1. Know What You Want and How Much Risk You Can Handle

Are you looking to invest for the long haul, or do you want to trade in and out for quick gains? Be honest with yourself about risk. Crypto swings wildly—sometimes 50% up or down in no time. If that freaks you out, plan accordingly. Some folks play it safe, putting most of their money in big names like Bitcoin or Ethereum and only a slice in riskier coins.

2. Don’t Put All Your Eggs in One Basket

Spreading your money out is just smart. Don’t dump everything into a single coin or sector. Mix it up: stash some in large-cap coins for stability, pick a few mid-cap altcoins for growth, and dabble in DeFi tokens or NFTs if you’re feeling adventurous. It’s also worth looking across different blockchains—think Ethereum versus Solana, or layer-1 versus layer-2 projects.

3. Set Clear Limits

Figure out exactly how much you want in each coin or category and stick to it. For example, maybe you go 50% Bitcoin, 20% Ethereum, 15% in altcoins, 10% in stablecoins, and 5% in wild bets. Don’t let emotions push you off track—follow your plan.

4. Use Stablecoins to Your Advantage

Keep some of your portfolio in stablecoins like USDT or USDC. They’re handy for snapping up bargains during price drops, dialing back risk when things get crazy, or earning steady yields through staking or lending.

5. Check In and Rebalance

Your portfolio’s not a set-it-and-forget-it deal. Every month or quarter, look it over. If one coin’s taken off and now outweighs your plan, trim it back and spread the gains around to keep your risk in check.

6. Pay Attention to Performance

Don’t just guess at how you’re doing. Track your returns, watch volatility, and keep an eye on your risk-adjusted results with metrics like Sharpe ratio. Use tools like Zerion, CoinStats, or Delta to get the numbers in real time.

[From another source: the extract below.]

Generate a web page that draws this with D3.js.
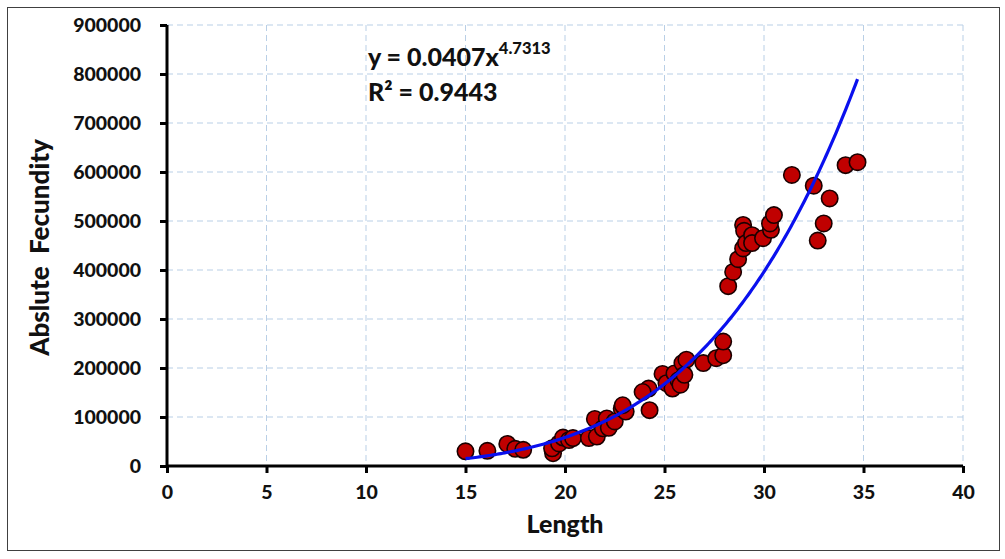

7. Protect Yourself from Big Losses

Steer clear of putting too much into risky coins. If you’re trading, set stop-losses so you don’t get wiped out on a bad move. Keep your position sizes small—never let a single speculative coin eat up more than 5–10% of your total investments.

8. Stay Curious and Don’t Blindly Trust Hype

Keep learning. Follow reliable sources to stay on top of market news and big-picture trends like interest rates or new regulations. Don’t just jump into the latest craze—always do your own research.

9. Lock Down Your Crypto

Security matters. Use hardware wallets for coins you plan to hold long-term. Turn on two-factor authentication for every exchange you use. Make sure your recovery phrases are backed up safely—don’t lose them.

10. Know When You’ll Get Out

Decide ahead of time when you’ll take profits or cut your losses. Don’t let panic drive your decisions if prices dip for a bit. One way to manage exits is to sell off small chunks as your coins reach certain price targets."